>>>>>
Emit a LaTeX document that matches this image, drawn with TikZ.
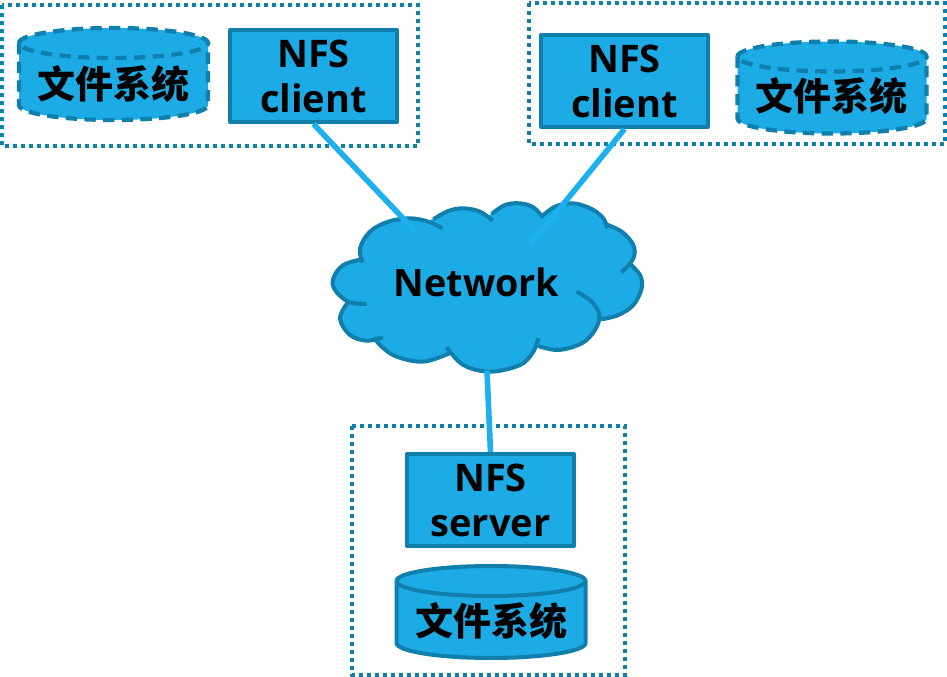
\documentclass[tikz,border=0pt]{standalone}
\usepackage{fontspec}
\setmainfont{Open Sans}
\newfontfamily\cjkfam{Noto Sans CJK SC}
\definecolor{fillblue}{HTML}{1DABE6}
\definecolor{edgeblue}{HTML}{107FAB}
\definecolor{linkblue}{HTML}{1CB0EC}
\newcommand\lobefill[1]{\filldraw[fill=fillblue,draw=fillblue,line width=1.2pt] plot[smooth,tension=0.6] coordinates {#1} -- cycle;}
\newcommand\lobeline[1]{\draw[lobe] plot[smooth,tension=0.6] coordinates {#1};}
\newcommand\alllobes[1]{%
  #1{(128,218)(120,175)(150,125)(205,95)(270,85)(325,95)(367,115)}%
  #1{(340,88)(385,63)(430,55)(480,65)(518,92)}%
  #1{(515,72)(555,45)(600,40)(640,52)(668,82)}%
  #1{(663,82)(705,50)(760,40)(815,57)(850,85)(862,115)}%
  #1{(858,103)(905,125)(940,165)(940,205)(905,247)}%
  #1{(930,222)(960,255)(965,295)(940,345)(895,375)(845,388)}%
  #1{(770,305)(815,335)(838,375)(825,420)(785,460)(715,480)(655,468)}%
  #1{(655,445)(640,485)(600,525)(510,545)(430,525)(380,472)}%
  #1{(388,490)(310,515)(230,500)(185,470)(162,442)}%
  #1{(188,442)(140,452)(90,435)(60,385)(85,335)}%
  #1{(140,342)(85,335)(45,300)(40,265)(70,225)(130,207)}%
}
\tikzset{
  x=0.75pt,y=-0.75pt,
  framebox/.style={draw=edgeblue,line width=3pt,dash pattern=on 3pt off 3pt},
  boxnode/.style={draw=edgeblue,fill=fillblue,line width=3pt,line join=round,minimum width=125.25pt,minimum height=69pt,inner sep=0pt,align=center,font=\bfseries\fontsize{28.5}{33.75}\selectfont},
  link/.style={draw=linkblue,line width=4.2pt},
  lobe/.style={draw=edgeblue,line width=3pt},
  fslabel/.style={inner sep=0pt,font=\cjkfam\bfseries\fontsize{28.5}{33}\selectfont},
  cyl/.style={draw=edgeblue,line width=3pt,line join=round},
  dashcyl/.style={cyl,line width=3.2pt,dash pattern=on 8.5pt off 5.5pt},
  pics/drum/.style={code={
    \fill[fillblue] (-94.5,-31) arc[start angle=180,end angle=360,x radius=94.5,y radius=15] -- (94.5,31) arc[start angle=0,end angle=180,x radius=94.5,y radius=15] -- cycle;
    \draw[#1] (-94.5,-31) arc[start angle=180,end angle=540,x radius=94.5,y radius=15];
    \draw[#1] (-94.5,-31) -- (-94.5,31) arc[start angle=180,end angle=0,x radius=94.5,y radius=15] -- (94.5,-31);
  }}
}
\begin{document}
\begin{tikzpicture}
\useasboundingbox (0,0) rectangle (947,677);
\fill[white] (0,0) rectangle (947,677);
\draw[framebox] (2,5) rectangle (418,146);
\draw[framebox] (529,3) rectangle (945,144);
\draw[framebox] (352,426) rectangle (625,675);

\begin{scope}[shift={(320,190)},x=0.25pt,y=-0.25pt]
  \alllobes\lobefill
  \filldraw[fill=fillblue,draw=fillblue,line width=2.6pt,line join=round] (125,207) -- (345,90) -- (518,80) -- (665,82) -- (860,105) -- (925,225) -- (842,388) -- (655,465) -- (385,485) -- (165,445) -- (85,335) -- cycle;
  \alllobes\lobeline
\end{scope}

\node[boxnode] (c1) at (313.5,76) {NFS\\client};
\node[boxnode] (c2) at (624.5,81) {NFS\\client};
\node[boxnode] (srv) at (490.5,500) {NFS\\server};

\coordinate (netA) at (417,233);
\coordinate (netB) at (530,245);
\coordinate (netC) at (487,371);
\draw[link] (c1.south) -- (netA);
\draw[link] (c2.south) -- (netB);
\draw[link] (netC) -- (srv.north);

\node[inner sep=0pt,font=\bfseries\fontsize{28.3}{34}\selectfont] (net) at (476.5,282) {Network};

\pic at (113.5,74) {drum={dashcyl}};
\pic at (832,87.5) {drum={dashcyl}};
\pic at (491,612) {drum={cyl}};
\node[fslabel] (fs1) at (113.5,84) {文件系统};
\node[fslabel] (fs2) at (831.5,96) {文件系统};
\node[fslabel] (fs3) at (491,621) {文件系统};
\end{tikzpicture}
\end{document}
<<<<<
Description of the task
Copy out all the data exactly; skip the pictures.

Solution for this task
Emit a LaTeX document that matches this image, drawn with TikZ.
\documentclass[tikz,border=0pt]{standalone}
\usepackage{fontspec}
\setmainfont{Open Sans}
\newfontfamily\cjkfam{Noto Sans CJK SC}
\definecolor{fillblue}{HTML}{1DABE6}
\definecolor{edgeblue}{HTML}{107FAB}
\definecolor{linkblue}{HTML}{1CB0EC}
\newcommand\lobefill[1]{\filldraw[fill=fillblue,draw=fillblue,line width=1.2pt] plot[smooth,tension=0.6] coordinates {#1} -- cycle;}
\newcommand\lobeline[1]{\draw[lobe] plot[smooth,tension=0.6] coordinates {#1};}
\newcommand\alllobes[1]{%
  #1{(128,218)(120,175)(150,125)(205,95)(270,85)(325,95)(367,115)}%
  #1{(340,88)(385,63)(430,55)(480,65)(518,92)}%
  #1{(515,72)(555,45)(600,40)(640,52)(668,82)}%
  #1{(663,82)(705,50)(760,40)(815,57)(850,85)(862,115)}%
  #1{(858,103)(905,125)(940,165)(940,205)(905,247)}%
  #1{(930,222)(960,255)(965,295)(940,345)(895,375)(845,388)}%
  #1{(770,305)(815,335)(838,375)(825,420)(785,460)(715,480)(655,468)}%
  #1{(655,445)(640,485)(600,525)(510,545)(430,525)(380,472)}%
  #1{(388,490)(310,515)(230,500)(185,470)(162,442)}%
  #1{(188,442)(140,452)(90,435)(60,385)(85,335)}%
  #1{(140,342)(85,335)(45,300)(40,265)(70,225)(130,207)}%
}
\tikzset{
  x=0.75pt,y=-0.75pt,
  framebox/.style={draw=edgeblue,line width=3pt,dash pattern=on 3pt off 3pt},
  boxnode/.style={draw=edgeblue,fill=fillblue,line width=3pt,line join=round,minimum width=125.25pt,minimum height=69pt,inner sep=0pt,align=center,font=\bfseries\fontsize{28.5}{33.75}\selectfont},
  link/.style={draw=linkblue,line width=4.2pt},
  lobe/.style={draw=edgeblue,line width=3pt},
  fslabel/.style={inner sep=0pt,font=\cjkfam\bfseries\fontsize{28.5}{33}\selectfont},
  cyl/.style={draw=edgeblue,line width=3pt,line join=round},
  dashcyl/.style={cyl,line width=3.2pt,dash pattern=on 8.5pt off 5.5pt},
  pics/drum/.style={code={
    \fill[fillblue] (-94.5,-31) arc[start angle=180,end angle=360,x radius=94.5,y radius=15] -- (94.5,31) arc[start angle=0,end angle=180,x radius=94.5,y radius=15] -- cycle;
    \draw[#1] (-94.5,-31) arc[start angle=180,end angle=540,x radius=94.5,y radius=15];
    \draw[#1] (-94.5,-31) -- (-94.5,31) arc[start angle=180,end angle=0,x radius=94.5,y radius=15] -- (94.5,-31);
  }}
}
\begin{document}
\begin{tikzpicture}
\useasboundingbox (0,0) rectangle (947,677);
\fill[white] (0,0) rectangle (947,677);
\draw[framebox] (2,5) rectangle (418,146);
\draw[framebox] (529,3) rectangle (945,144);
\draw[framebox] (352,426) rectangle (625,675);

\begin{scope}[shift={(320,190)},x=0.25pt,y=-0.25pt]
  \alllobes\lobefill
  \filldraw[fill=fillblue,draw=fillblue,line width=2.6pt,line join=round] (125,207) -- (345,90) -- (518,80) -- (665,82) -- (860,105) -- (925,225) -- (842,388) -- (655,465) -- (385,485) -- (165,445) -- (85,335) -- cycle;
  \alllobes\lobeline
\end{scope}

\node[boxnode] (c1) at (313.5,76) {NFS\\client};
\node[boxnode] (c2) at (624.5,81) {NFS\\client};
\node[boxnode] (srv) at (490.5,500) {NFS\\server};

\coordinate (netA) at (417,233);
\coordinate (netB) at (530,245);
\coordinate (netC) at (487,371);
\draw[link] (c1.south) -- (netA);
\draw[link] (c2.south) -- (netB);
\draw[link] (netC) -- (srv.north);

\node[inner sep=0pt,font=\bfseries\fontsize{28.3}{34}\selectfont] (net) at (476.5,282) {Network};

\pic at (113.5,74) {drum={dashcyl}};
\pic at (832,87.5) {drum={dashcyl}};
\pic at (491,612) {drum={cyl}};
\node[fslabel] (fs1) at (113.5,84) {文件系统};
\node[fslabel] (fs2) at (831.5,96) {文件系统};
\node[fslabel] (fs3) at (491,621) {文件系统};
\end{tikzpicture}
\end{document}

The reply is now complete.